* Problem description
All lines below must be repeated exactly, with the pictures omitted.

* Source material
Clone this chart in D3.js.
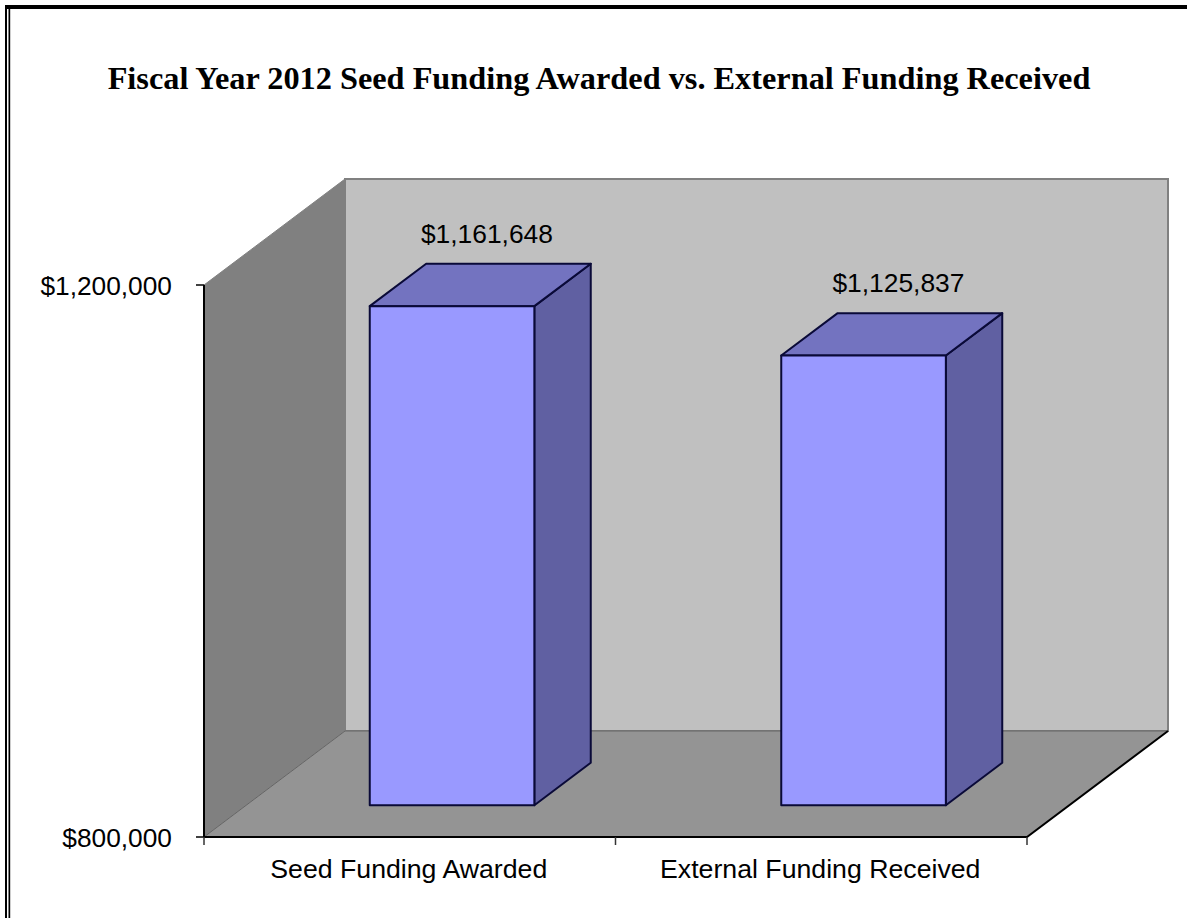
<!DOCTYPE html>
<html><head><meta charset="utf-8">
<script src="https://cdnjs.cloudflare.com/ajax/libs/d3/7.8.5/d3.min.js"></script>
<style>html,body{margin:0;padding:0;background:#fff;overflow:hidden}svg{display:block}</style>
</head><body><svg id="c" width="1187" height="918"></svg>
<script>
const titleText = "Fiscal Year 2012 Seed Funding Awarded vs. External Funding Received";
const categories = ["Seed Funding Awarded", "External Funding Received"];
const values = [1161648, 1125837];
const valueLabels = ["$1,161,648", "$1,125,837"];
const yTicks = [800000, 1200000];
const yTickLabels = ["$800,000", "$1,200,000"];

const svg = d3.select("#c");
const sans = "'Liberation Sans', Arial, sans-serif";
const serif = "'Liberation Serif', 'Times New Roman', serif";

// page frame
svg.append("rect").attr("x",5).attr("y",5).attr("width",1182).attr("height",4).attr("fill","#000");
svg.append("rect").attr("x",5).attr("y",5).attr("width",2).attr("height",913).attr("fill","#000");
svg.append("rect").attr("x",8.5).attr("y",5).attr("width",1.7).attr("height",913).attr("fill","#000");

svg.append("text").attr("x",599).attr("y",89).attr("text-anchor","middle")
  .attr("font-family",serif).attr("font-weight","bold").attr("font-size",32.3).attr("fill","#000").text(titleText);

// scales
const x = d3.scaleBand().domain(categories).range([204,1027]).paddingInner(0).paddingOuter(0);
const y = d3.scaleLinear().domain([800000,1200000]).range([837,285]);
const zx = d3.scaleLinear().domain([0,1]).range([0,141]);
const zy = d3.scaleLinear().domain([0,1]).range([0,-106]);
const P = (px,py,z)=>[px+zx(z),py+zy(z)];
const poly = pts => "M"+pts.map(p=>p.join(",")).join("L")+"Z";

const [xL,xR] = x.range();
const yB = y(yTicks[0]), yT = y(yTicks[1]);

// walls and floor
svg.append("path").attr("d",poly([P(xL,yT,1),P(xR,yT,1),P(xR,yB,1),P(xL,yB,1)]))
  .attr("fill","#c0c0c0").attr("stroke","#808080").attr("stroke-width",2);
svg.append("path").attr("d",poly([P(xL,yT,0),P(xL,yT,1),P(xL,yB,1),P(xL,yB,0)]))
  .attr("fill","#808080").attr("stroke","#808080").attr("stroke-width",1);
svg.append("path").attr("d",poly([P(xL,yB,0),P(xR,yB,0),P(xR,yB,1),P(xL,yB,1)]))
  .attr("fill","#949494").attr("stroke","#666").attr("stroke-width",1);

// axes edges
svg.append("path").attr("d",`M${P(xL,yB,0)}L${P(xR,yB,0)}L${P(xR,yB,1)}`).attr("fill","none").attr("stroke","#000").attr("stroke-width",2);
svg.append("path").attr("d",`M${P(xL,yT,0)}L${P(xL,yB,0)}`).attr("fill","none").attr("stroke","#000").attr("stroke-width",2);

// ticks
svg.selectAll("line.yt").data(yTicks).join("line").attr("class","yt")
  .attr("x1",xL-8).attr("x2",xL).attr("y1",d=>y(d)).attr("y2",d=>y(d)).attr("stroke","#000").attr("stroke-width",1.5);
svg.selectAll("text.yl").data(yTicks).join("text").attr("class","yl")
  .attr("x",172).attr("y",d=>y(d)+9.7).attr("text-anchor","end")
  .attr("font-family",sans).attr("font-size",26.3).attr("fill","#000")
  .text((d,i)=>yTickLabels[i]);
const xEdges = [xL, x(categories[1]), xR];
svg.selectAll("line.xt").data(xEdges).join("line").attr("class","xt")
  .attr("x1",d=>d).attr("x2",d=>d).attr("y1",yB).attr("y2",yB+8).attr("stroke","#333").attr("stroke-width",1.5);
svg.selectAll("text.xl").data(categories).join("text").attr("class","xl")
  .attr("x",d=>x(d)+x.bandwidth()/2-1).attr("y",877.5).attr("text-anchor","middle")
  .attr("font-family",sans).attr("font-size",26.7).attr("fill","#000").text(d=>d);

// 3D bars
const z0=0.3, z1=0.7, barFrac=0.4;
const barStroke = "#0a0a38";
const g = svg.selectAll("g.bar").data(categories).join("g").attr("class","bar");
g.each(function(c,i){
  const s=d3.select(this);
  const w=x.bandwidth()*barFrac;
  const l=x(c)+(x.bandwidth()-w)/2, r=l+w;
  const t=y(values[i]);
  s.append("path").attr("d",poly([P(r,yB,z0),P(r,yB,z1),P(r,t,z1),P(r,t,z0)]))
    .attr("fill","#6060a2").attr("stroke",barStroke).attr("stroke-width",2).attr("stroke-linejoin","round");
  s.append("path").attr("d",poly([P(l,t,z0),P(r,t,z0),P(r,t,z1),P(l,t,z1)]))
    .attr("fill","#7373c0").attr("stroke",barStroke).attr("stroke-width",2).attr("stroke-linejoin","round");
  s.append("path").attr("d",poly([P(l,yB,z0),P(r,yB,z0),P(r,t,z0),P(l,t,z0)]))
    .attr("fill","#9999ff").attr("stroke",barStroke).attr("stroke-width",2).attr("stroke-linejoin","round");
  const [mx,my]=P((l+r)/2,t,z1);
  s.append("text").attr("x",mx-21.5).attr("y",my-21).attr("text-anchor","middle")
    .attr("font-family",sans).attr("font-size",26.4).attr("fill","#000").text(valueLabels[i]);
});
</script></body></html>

* Output for this exercise
Clone this chart in D3.js.
<!DOCTYPE html>
<html><head><meta charset="utf-8">
<script src="https://cdnjs.cloudflare.com/ajax/libs/d3/7.8.5/d3.min.js"></script>
<style>html,body{margin:0;padding:0;background:#fff;overflow:hidden}svg{display:block}</style>
</head><body><svg id="c" width="1187" height="918"></svg>
<script>
const titleText = "Fiscal Year 2012 Seed Funding Awarded vs. External Funding Received";
const categories = ["Seed Funding Awarded", "External Funding Received"];
const values = [1161648, 1125837];
const valueLabels = ["$1,161,648", "$1,125,837"];
const yTicks = [800000, 1200000];
const yTickLabels = ["$800,000", "$1,200,000"];

const svg = d3.select("#c");
const sans = "'Liberation Sans', Arial, sans-serif";
const serif = "'Liberation Serif', 'Times New Roman', serif";

// page frame
svg.append("rect").attr("x",5).attr("y",5).attr("width",1182).attr("height",4).attr("fill","#000");
svg.append("rect").attr("x",5).attr("y",5).attr("width",2).attr("height",913).attr("fill","#000");
svg.append("rect").attr("x",8.5).attr("y",5).attr("width",1.7).attr("height",913).attr("fill","#000");

svg.append("text").attr("x",599).attr("y",89).attr("text-anchor","middle")
  .attr("font-family",serif).attr("font-weight","bold").attr("font-size",32.3).attr("fill","#000").text(titleText);

// scales
const x = d3.scaleBand().domain(categories).range([204,1027]).paddingInner(0).paddingOuter(0);
const y = d3.scaleLinear().domain([800000,1200000]).range([837,285]);
const zx = d3.scaleLinear().domain([0,1]).range([0,141]);
const zy = d3.scaleLinear().domain([0,1]).range([0,-106]);
const P = (px,py,z)=>[px+zx(z),py+zy(z)];
const poly = pts => "M"+pts.map(p=>p.join(",")).join("L")+"Z";

const [xL,xR] = x.range();
const yB = y(yTicks[0]), yT = y(yTicks[1]);

// walls and floor
svg.append("path").attr("d",poly([P(xL,yT,1),P(xR,yT,1),P(xR,yB,1),P(xL,yB,1)]))
  .attr("fill","#c0c0c0").attr("stroke","#808080").attr("stroke-width",2);
svg.append("path").attr("d",poly([P(xL,yT,0),P(xL,yT,1),P(xL,yB,1),P(xL,yB,0)]))
  .attr("fill","#808080").attr("stroke","#808080").attr("stroke-width",1);
svg.append("path").attr("d",poly([P(xL,yB,0),P(xR,yB,0),P(xR,yB,1),P(xL,yB,1)]))
  .attr("fill","#949494").attr("stroke","#666").attr("stroke-width",1);

// axes edges
svg.append("path").attr("d",`M${P(xL,yB,0)}L${P(xR,yB,0)}L${P(xR,yB,1)}`).attr("fill","none").attr("stroke","#000").attr("stroke-width",2);
svg.append("path").attr("d",`M${P(xL,yT,0)}L${P(xL,yB,0)}`).attr("fill","none").attr("stroke","#000").attr("stroke-width",2);

// ticks
svg.selectAll("line.yt").data(yTicks).join("line").attr("class","yt")
  .attr("x1",xL-8).attr("x2",xL).attr("y1",d=>y(d)).attr("y2",d=>y(d)).attr("stroke","#000").attr("stroke-width",1.5);
svg.selectAll("text.yl").data(yTicks).join("text").attr("class","yl")
  .attr("x",172).attr("y",d=>y(d)+9.7).attr("text-anchor","end")
  .attr("font-family",sans).attr("font-size",26.3).attr("fill","#000")
  .text((d,i)=>yTickLabels[i]);
const xEdges = [xL, x(categories[1]), xR];
svg.selectAll("line.xt").data(xEdges).join("line").attr("class","xt")
  .attr("x1",d=>d).attr("x2",d=>d).attr("y1",yB).attr("y2",yB+8).attr("stroke","#333").attr("stroke-width",1.5);
svg.selectAll("text.xl").data(categories).join("text").attr("class","xl")
  .attr("x",d=>x(d)+x.bandwidth()/2-1).attr("y",877.5).attr("text-anchor","middle")
  .attr("font-family",sans).attr("font-size",26.7).attr("fill","#000").text(d=>d);

// 3D bars
const z0=0.3, z1=0.7, barFrac=0.4;
const barStroke = "#0a0a38";
const g = svg.selectAll("g.bar").data(categories).join("g").attr("class","bar");
g.each(function(c,i){
  const s=d3.select(this);
  const w=x.bandwidth()*barFrac;
  const l=x(c)+(x.bandwidth()-w)/2, r=l+w;
  const t=y(values[i]);
  s.append("path").attr("d",poly([P(r,yB,z0),P(r,yB,z1),P(r,t,z1),P(r,t,z0)]))
    .attr("fill","#6060a2").attr("stroke",barStroke).attr("stroke-width",2).attr("stroke-linejoin","round");
  s.append("path").attr("d",poly([P(l,t,z0),P(r,t,z0),P(r,t,z1),P(l,t,z1)]))
    .attr("fill","#7373c0").attr("stroke",barStroke).attr("stroke-width",2).attr("stroke-linejoin","round");
  s.append("path").attr("d",poly([P(l,yB,z0),P(r,yB,z0),P(r,t,z0),P(l,t,z0)]))
    .attr("fill","#9999ff").attr("stroke",barStroke).attr("stroke-width",2).attr("stroke-linejoin","round");
  const [mx,my]=P((l+r)/2,t,z1);
  s.append("text").attr("x",mx-21.5).attr("y",my-21).attr("text-anchor","middle")
    .attr("font-family",sans).attr("font-size",26.4).attr("fill","#000").text(valueLabels[i]);
});
</script></body></html>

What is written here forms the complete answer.